(Stored items from a collection)
--- begin ---

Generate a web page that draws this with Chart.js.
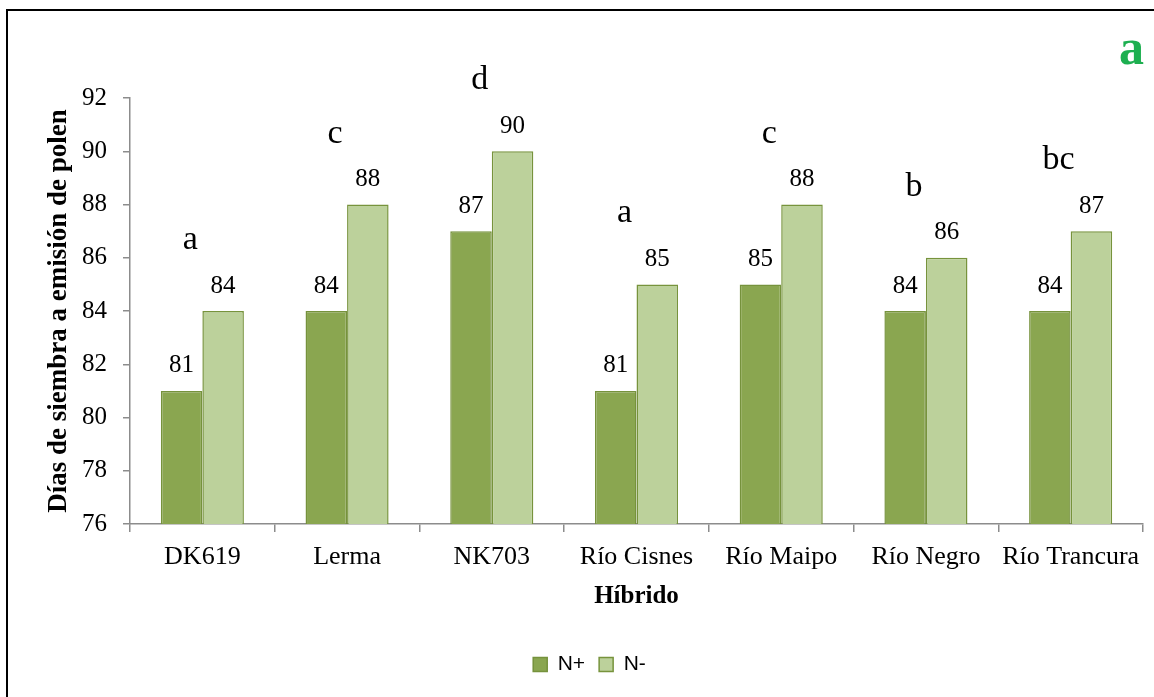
<!DOCTYPE html>
<html>
<head>
<meta charset="utf-8">
<script src="https://cdn.jsdelivr.net/npm/chart.js@4/dist/chart.umd.min.js"></script>
<style>
  html, body { margin: 0; padding: 0; background: #fff; }
  body { width: 1154px; height: 697px; position: relative; overflow: hidden; }
  #frame { position: absolute; left: 6px; top: 9px; width: 1300px; height: 800px;
           border-top: 2px solid #000; border-left: 2px solid #000; }
  #wrap { position: absolute; left: 0; top: 0; width: 1154px; height: 697px; }
  #panel { position: absolute; left: 1119px; top: 18px; font: bold 50px "Liberation Serif", serif; color: #1daf50; }
</style>
</head>
<body>
<div id="frame"></div>
<div id="wrap"><canvas id="c" width="1154" height="697"></canvas></div>
<div id="panel">a</div>
<script>
// Hybrids and days from sowing to pollen shedding
const hybrids = ['DK619', 'Lerma', 'NK703', 'Río Cisnes', 'Río Maipo', 'Río Negro', 'Río Trancura'];
const nPlus  = [81, 84, 87, 81, 85, 84, 84];
const nMinus = [84, 88, 90, 85, 88, 86, 87];
const groupLetters = ['a', 'c', 'd', 'a', 'c', 'b', 'bc'];
const yTicks = [76, 78, 80, 82, 84, 86, 88, 90, 92];

const serif = '"Liberation Serif", "Times New Roman", serif';

// Value labels above each bar plus significance letters above each hybrid
const annotate = {
  id: 'annotate',
  afterDatasetsDraw(chart) {
    const ctx = chart.ctx;
    ctx.save();
    ctx.fillStyle = '#000';
    ctx.textAlign = 'center';
    ctx.textBaseline = 'middle';
    ctx.font = '25px ' + serif;
    chart.data.datasets.forEach((ds, di) => {
      chart.getDatasetMeta(di).data.forEach((bar, i) => {
        ctx.fillText(String(ds.data[i]), bar.x, bar.y - 25);
      });
    });
    const yScale = chart.scales.y;
    const xScale = chart.scales.x;
    ctx.font = '34px ' + serif;
    ctx.textBaseline = 'alphabetic';
    groupLetters.forEach((t, i) => {
      const top = yScale.getPixelForValue(nMinus[i]);
      ctx.fillText(t, xScale.getPixelForValue(i) - 12, top - 62);
    });
    ctx.restore();
  }
};

// Legend sits a little right of the canvas centre
const legendShift = {
  id: 'legendShift',
  afterLayout(chart) {
    chart.legend.left += 18;
    chart.legend.right += 18;
  }
};

new Chart(document.getElementById('c'), {
  type: 'bar',
  data: {
    labels: hybrids,
    datasets: [
      { label: 'N+', data: nPlus, backgroundColor: '#8aa650', borderColor: '#76923c', borderWidth: 1.5 },
      { label: 'N-', data: nMinus, backgroundColor: '#bcd19b', borderColor: '#77933c', borderWidth: 1.5 }
    ]
  },
  options: {
    responsive: false,
    animation: false,
    events: [],
    layout: { padding: { left: 0, top: 98, right: 11, bottom: 12 } },
    datasets: { bar: { categoryPercentage: 0.574, barPercentage: 1.0 } },
    plugins: {
      legend: {
        position: 'bottom',
        labels: {
          font: { family: '"Liberation Sans", Arial, sans-serif', size: 21 },
          color: '#000',
          boxWidth: 14, boxHeight: 14, padding: 14
        }
      },
      tooltip: { enabled: false }
    },
    scales: {
      x: {
        grid: { display: true, drawOnChartArea: false, tickLength: 8, color: '#8c8c8c', lineWidth: 1.5 },
        border: { color: '#8c8c8c', width: 1.5 },
        ticks: { color: '#000', font: { family: serif, size: 26 }, padding: 10, maxRotation: 0, autoSkip: false },
        title: { display: true, text: 'Híbrido', color: '#000', font: { family: serif, size: 25, weight: 'bold' }, padding: { top: 4, bottom: 28 } },
        afterFit(scale) { scale.height = 116; }
      },
      y: {
        min: 76, max: 92,
        afterBuildTicks(scale) { scale.ticks = yTicks.map(v => ({ value: v })); },
        grid: { display: true, drawOnChartArea: false, tickLength: 7, color: '#8c8c8c', lineWidth: 1.5 },
        border: { color: '#8c8c8c', width: 1.5 },
        ticks: { color: '#000', font: { family: serif, size: 25 }, padding: 16 },
        title: { display: true, text: 'Días de siembra a emisión de polen', color: '#000', font: { family: serif, size: 27, weight: 'bold' }, padding: { top: 43, bottom: 0 } },
        afterFit(scale) { scale.width = 130; }
      }
    }
  },
  plugins: [annotate, legendShift]
});
</script>
</body>
</html>
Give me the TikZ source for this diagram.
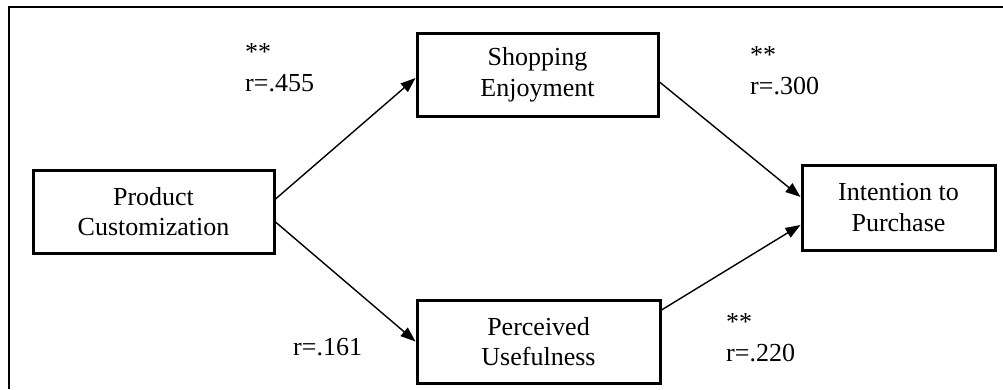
\documentclass[tikz,border=0pt]{standalone}
\usepackage{fontspec}
\setmainfont{Liberation Serif}
\usetikzlibrary{arrows.meta}
\begin{document}
\begin{tikzpicture}[x=1pt,y=-1pt,font=\fontsize{26}{30.5}\selectfont,
    varbox/.style={draw, line width=3pt, minimum width=241pt, minimum height=83pt, align=center, inner sep=0pt},
    rlabel/.style={anchor=south west, inner sep=0pt, align=left},
    link/.style={-{Triangle[length=15pt,width=11pt]}, line width=1.4pt}]
\useasboundingbox (0,0) rectangle (1003,389);
\draw[line width=2pt] (1003,7)--(9,7)--(9,389);

\node[varbox] (pc) at (153.5,211.5) {Product\\Customization};
\node[varbox] (se) at (537.5,75) {Shopping\\Enjoyment};
\node[varbox, minimum width=243pt] (pu) at (538.5,341.5) {Perceived\\Usefulness};
\node[varbox, minimum width=193pt, minimum height=85pt] (ip) at (898.5,207.5) {Intention to\\Purchase};

\draw[link] ([yshift=12.5pt]pc.east)--([yshift=-3pt]se.west);
\draw[link] ([yshift=-10.5pt]pc.east)--(pu.west);
\draw[link] ([yshift=-7pt]se.east)--([yshift=10.5pt]ip.west);
\draw[link] ([yshift=31.5pt]pu.east)--([yshift=-17.5pt]ip.west);

\node[rlabel] (r455) at (245,92) {**\\r=.455};
\node[rlabel] (r300) at (750,95) {**\\r=.300};
\node[rlabel] (r161) at (293,356) {r=.161};
\node[rlabel] (r220) at (726,362) {**\\r=.220};
\end{tikzpicture}
\end{document}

--- end ---

**Task:** Lines holding the word "this" in the entries above are the ones to pull out. Copy them all.

**Problem solution:**
Generate a web page that draws this with Chart.js.
Give me the TikZ source for this diagram.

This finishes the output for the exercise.